After consulting the Direct Marketing Association’s Web site, Colonial Hardware hired Marketsmith Inc., Montclair, NJ, to energize the brand with a direct marketing program. Facing stiff competition, “Colonial said, ‘We want to sell smarter and more efficiently and in a way that our customers need us to do it,'” Marketsmith president/CEO Monica C. Smith said.

One change involves mailing at least four times a year, with the mailings earlier in the year saying that the big book will be distributed in September and any mailings afterward referencing that it was published. Once Marketsmith updates Colonial’s site, www.blackbookoftools.com, the mailings also will aim to drive online sales.

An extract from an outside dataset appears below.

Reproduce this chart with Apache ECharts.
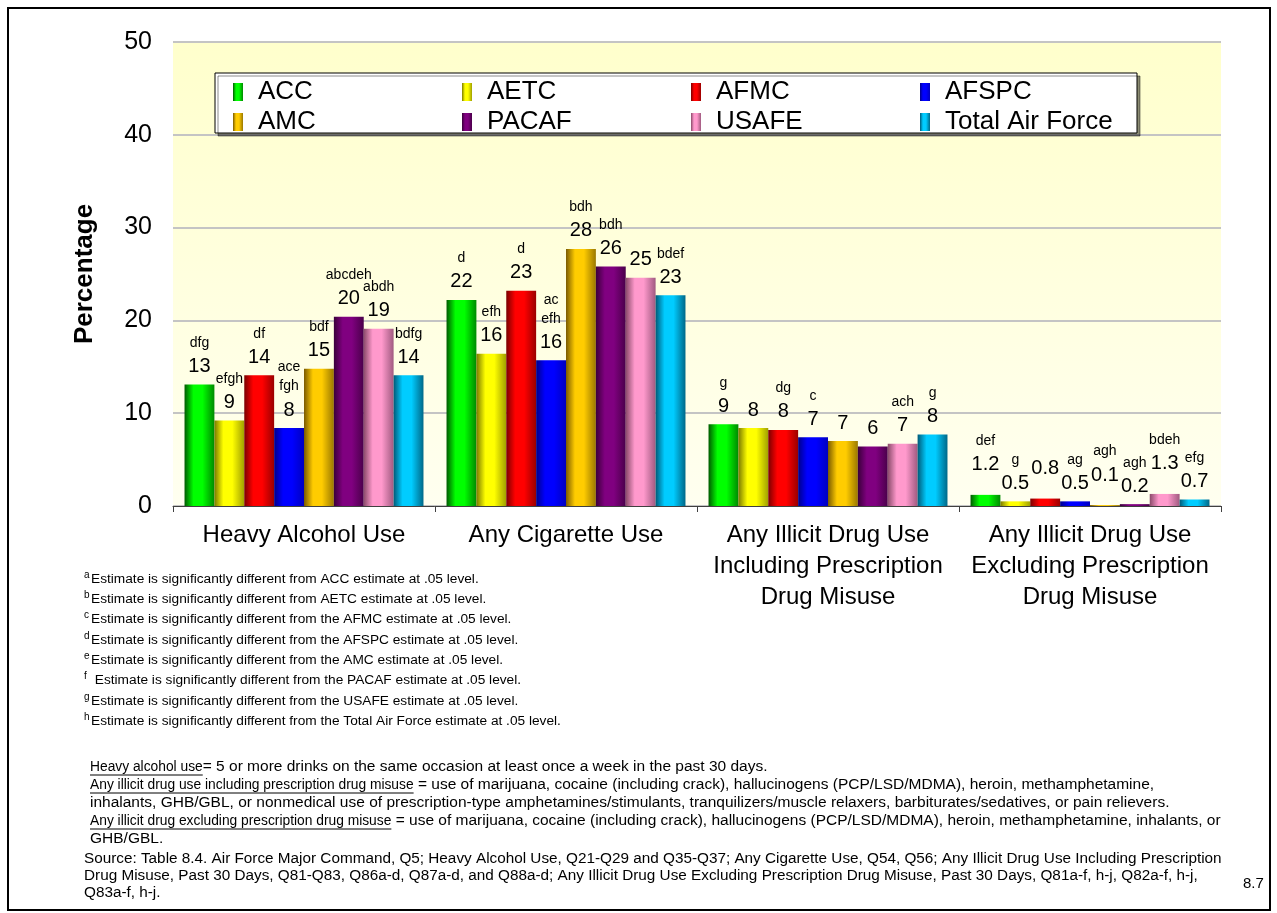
<!DOCTYPE html>
<html><head><meta charset="utf-8">
<script src="https://cdn.jsdelivr.net/npm/echarts@6/dist/echarts.min.js"></script>
<style>html,body{margin:0;padding:0;background:#fff}#c{width:1277px;height:913px}</style>
</head><body><div id="c"></div>
<script>
// ---------- data ----------
const categories = [
  'Heavy Alcohol Use',
  'Any Cigarette Use',
  'Any Illicit Drug Use\nIncluding Prescription\nDrug Misuse',
  'Any Illicit Drug Use\nExcluding Prescription\nDrug Misuse'
];
const seriesNames = ['ACC', 'AETC', 'AFMC', 'AFSPC', 'AMC', 'PACAF', 'USAFE', 'Total Air Force'];
const accValues   = [13.1, 22.2, 8.8, 1.2];
const aetcValues  = [9.2, 16.4, 8.4, 0.5];
const afmcValues  = [14.1, 23.2, 8.2, 0.8];
const afspcValues = [8.4, 15.7, 7.4, 0.5];
const amcValues   = [14.8, 27.7, 7.0, 0.1];
const pacafValues = [20.4, 25.8, 6.4, 0.2];
const usafeValues = [19.1, 24.6, 6.7, 1.3];
const totalValues = [14.1, 22.7, 7.7, 0.7];
// significance letters shown above each bar
const accSig   = ['dfg', 'd', 'g', 'def'];
const aetcSig  = ['efgh', 'efh', '', 'g'];
const afmcSig  = ['df', 'd', 'dg', ''];
const afspcSig = ['ace\nfgh', 'ac\nefh', 'c', 'ag'];
const amcSig   = ['bdf', 'bdh', '', 'agh'];
const pacafSig = ['abcdeh', 'bdh', '', 'agh'];
const usafeSig = ['abdh', '', 'ach', 'bdeh'];
const totalSig = ['bdfg', 'bdef', 'g', 'efg'];
const yTicks = [0, 10, 20, 30, 40, 50];
const yAxisTitle = 'Percentage';

const footLetters = ['a', 'b', 'c', 'd', 'e', 'f', 'g', 'h'];
const footTexts = [
  'Estimate is significantly different from ACC estimate at .05 level.',
  'Estimate is significantly different from AETC estimate at .05 level.',
  'Estimate is significantly different from the AFMC estimate at .05 level.',
  'Estimate is significantly different from the AFSPC estimate at .05 level.',
  'Estimate is significantly different from the AMC estimate at .05 level.',
  ' Estimate is significantly different from the PACAF estimate at .05 level.',
  'Estimate is significantly different from the USAFE estimate at .05 level.',
  'Estimate is significantly different from the Total Air Force estimate at .05 level.'
];
const defUnderlined = ['Heavy alcohol use', 'Any illicit drug use including prescription drug misuse', '', 'Any illicit drug excluding prescription drug misuse', ''];
const defRest = [
  '= 5 or more drinks on the same occasion at least once a week in the past 30 days.',
  ' = use of marijuana, cocaine (including crack), hallucinogens (PCP/LSD/MDMA), heroin, methamphetamine,',
  'inhalants, GHB/GBL, or nonmedical use of prescription-type amphetamines/stimulants, tranquilizers/muscle relaxers, barbiturates/sedatives, or pain relievers.',
  ' = use of marijuana, cocaine (including crack), hallucinogens (PCP/LSD/MDMA), heroin, methamphetamine, inhalants, or',
  'GHB/GBL.'
];
const sourceLines = [
  'Source: Table 8.4. Air Force Major Command, Q5; Heavy Alcohol Use, Q21-Q29 and Q35-Q37; Any Cigarette Use, Q54, Q56; Any Illicit Drug Use Including Prescription',
  'Drug Misuse, Past 30 Days, Q81-Q83, Q86a-d, Q87a-d, and Q88a-d; Any Illicit Drug Use Excluding Prescription Drug Misuse, Past 30 Days, Q81a-f, h-j, Q82a-f, h-j,',
  'Q83a-f, h-j.'
];
const pageNumber = '8.7';

// ---------- styles ----------
const FONT = '"Liberation Sans", Arial, Helvetica, sans-serif';
const allValues = [accValues, aetcValues, afmcValues, afspcValues, amcValues, pacafValues, usafeValues, totalValues];
const allSig = [accSig, aetcSig, afmcSig, afspcSig, amcSig, pacafSig, usafeSig, totalSig];
const shades = [
  ['#005a00', '#00ff00', '#008a00'],
  ['#7a7a00', '#ffff00', '#a0a000'],
  ['#7a0000', '#ff0000', '#9a0000'],
  ['#00008a', '#0000ff', '#0000c0'],
  ['#7a5a00', '#ffcc00', '#9a7800'],
  ['#3a003a', '#800080', '#4a004a'],
  ['#8a4a6a', '#ff99cc', '#a05a80'],
  ['#005a78', '#00ccff', '#006888']
];
function grad(s) {
  return new echarts.graphic.LinearGradient(0, 0, 1, 0, [
    { offset: 0, color: s[0] },
    { offset: 0.3, color: s[1] },
    { offset: 0.6, color: s[1] },
    { offset: 1, color: s[2] }
  ]);
}
function labelFmt(sig) {
  return function (p) {
    const v = p.dataIndex === 3 ? Number(p.value).toFixed(1) : String(Math.round(p.value));
    const parts = [];
    const s = sig[p.dataIndex];
    if (s) s.split('\n').forEach(l => parts.push('{s|' + l + '}'));
    parts.push('{v|' + v + '}');
    return parts.join('\n');
  };
}

const series = seriesNames.map((name, si) => ({
  name: name,
  type: 'bar',
  barGap: '0%',
  barCategoryGap: '8.8%',
  itemStyle: { color: grad(shades[si]) },
  emphasis: { disabled: true },
  data: allValues[si].map((v, di) => (di === 3 && si % 2 === 0)
    ? { value: v, label: { offset: [0, -12] } } : v),
  label: {
    show: true,
    position: 'top',
    distance: 4,
    formatter: labelFmt(allSig[si]),
    rich: {
      s: { fontSize: 14, lineHeight: 19, color: '#000', fontFamily: FONT },
      v: { fontSize: 20, lineHeight: 28, color: '#000', fontFamily: FONT }
    }
  }
}));

// ---------- decorations ----------
const ctx = document.createElement('canvas').getContext('2d');
const FOOT = '13.7px ' + FONT;
const DEF = '15.5px ' + FONT;
const DEFU = '13.8px ' + FONT;
const SRC = '15.3px ' + FONT;
ctx.font = DEFU;
const graphics = [];
graphics.push({ type: 'rect', z: 1, silent: true, shape: { x: 8, y: 8, width: 1262, height: 902 },
  style: { fill: 'none', stroke: '#000', lineWidth: 2 } });
graphics.push({ type: 'rect', z: 3, silent: true, shape: { x: 215, y: 73, width: 922, height: 60 },
  style: { fill: '#ffffff', stroke: '#000', lineWidth: 1, shadowColor: 'rgba(0,0,0,0.45)', shadowOffsetX: 3, shadowOffsetY: 3, shadowBlur: 0 } });
footTexts.forEach((t, i) => {
  const y = 579 + i * 20.3;
  graphics.push({ type: 'text', z: 5, silent: true, x: 84, y: y - 4,
    style: { text: footLetters[i], font: '10px ' + FONT, fill: '#000', verticalAlign: 'middle' } });
  graphics.push({ type: 'text', z: 5, silent: true, x: 91, y: y,
    style: { text: t, font: FOOT, fill: '#000', verticalAlign: 'middle' } });
});
defRest.forEach((t, i) => {
  const y = 767 + i * 18;
  const u = defUnderlined[i];
  let x = 90;
  if (u) {
    const w = ctx.measureText(u).width;
    graphics.push({ type: 'text', z: 5, silent: true, x: x, y: y,
      style: { text: u, font: DEFU, fill: '#000', verticalAlign: 'middle' } });
    graphics.push({ type: 'line', z: 5, silent: true, shape: { x1: x, y1: y + 8, x2: x + w, y2: y + 8 },
      style: { stroke: '#000', lineWidth: 1 } });
    x += w;
  }
  graphics.push({ type: 'text', z: 5, silent: true, x: x, y: y,
    style: { text: t, font: DEF, fill: '#000', verticalAlign: 'middle' } });
});
sourceLines.forEach((t, i) => {
  graphics.push({ type: 'text', z: 5, silent: true, x: 84, y: 859 + i * 17,
    style: { text: t, font: SRC, fill: '#000', verticalAlign: 'middle' } });
});
graphics.push({ type: 'text', z: 5, silent: true, x: 1243, y: 884,
  style: { text: pageNumber, font: '15px ' + FONT, fill: '#000', verticalAlign: 'middle' } });

const chart = echarts.init(document.getElementById('c'), null, { renderer: 'canvas' });
chart.setOption({
  animation: false,
  backgroundColor: '#ffffff',
  textStyle: { fontFamily: FONT },
  grid: {
    left: 173, right: 56, top: 42, bottom: 407,
    show: true, borderWidth: 0,
    backgroundColor: new echarts.graphic.LinearGradient(0, 0, 0, 1, [
      { offset: 0, color: '#ffffcc' }, { offset: 1, color: '#fffff0' }
    ])
  },
  legend: {
    left: 216, top: 77, width: 960, padding: [2, 0, 2, 17],
    itemWidth: 10, itemHeight: 18, itemGap: 4, icon: 'rect',
    selectedMode: false, z: 20,
    data: seriesNames,
    formatter: n => '{a|' + n + '}',
    textStyle: { rich: { a: { fontSize: 26, lineHeight: 24, width: 200, color: '#000', fontFamily: FONT, padding: [0, 0, 0, 10] } } }
  },
  xAxis: {
    type: 'category',
    data: categories,
    axisLine: { show: true, lineStyle: { color: '#404040', width: 1 } },
    axisTick: { show: true, length: 6, lineStyle: { color: '#404040' } },
    axisLabel: { interval: 0, fontSize: 24, lineHeight: 31, margin: 14, color: '#000', fontFamily: FONT },
    splitLine: { show: false }
  },
  yAxis: {
    type: 'value',
    min: yTicks[0], max: yTicks[yTicks.length - 1], interval: yTicks[1] - yTicks[0],
    name: yAxisTitle, nameLocation: 'middle', nameGap: 75,
    nameTextStyle: { fontSize: 26, fontWeight: 'bold', color: '#000', fontFamily: FONT },
    axisLine: { show: false },
    axisTick: { show: false },
    axisLabel: { fontSize: 25, margin: 21, color: '#000', fontFamily: FONT },
    splitLine: { show: true, lineStyle: { color: '#c4c4c4', width: 2 } }
  },
  series: series,
  graphic: graphics
});
</script>
</body></html>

The first piece designed by Marketsmith mails this month: a 20-page catalog featuring Colonial’s best-selling tools with a $20 coupon good toward a next purchase of at least $200. Previously, Colonial mailed an eight-page brochure on heavy paper stock that cost the same as the 20-page catalog, which uses a lighter stock. Also, the brochures showcased a general cross-section of Colonial’s products.

“Of the 100 items in the brochure, customers would buy 60,” Gronim said.

In contrast, the new catalog features the best-selling items such as a Ridgid 700 Portable Power Drive for $980, a Greenlee Plumber’s Stud Punch for $324, a Klein Cable Cutter for $17 and a Bosch 4 1/2-inch Mini Grinder for $74.

Another change was to eliminate inconsistencies. For example, prices were presented differently from item to item. Colonial instituted a consistent presentation throughout all mailings, which is evident in the January catalog. Also, the Web site address and toll-free telephone number are in the same spot on every page.

“Colonial used to make the customer work to find this information,” Smith said.

Finally, all mailings will strategically define the brand’s point of difference whenever possible. This includes same-day shipping, which Colonial can do because of its large in-house inventory; an in-depth selection of what customers need on a daily basis to work; and guaranteed lowest prices. These brand attributes are communicated repeatedly throughout the January catalog. Marketsmith also analyzed Colonial’s shipping practices and persuaded the company to expand its free-shipping offer, which is on orders exceeding $200.

“We always offered free shipping, but we’re expanding the zones that we ship to,” Gronim said, because Marketsmith showed that the additional cost would be minimal.

Marketsmith also will test different direct mail formats.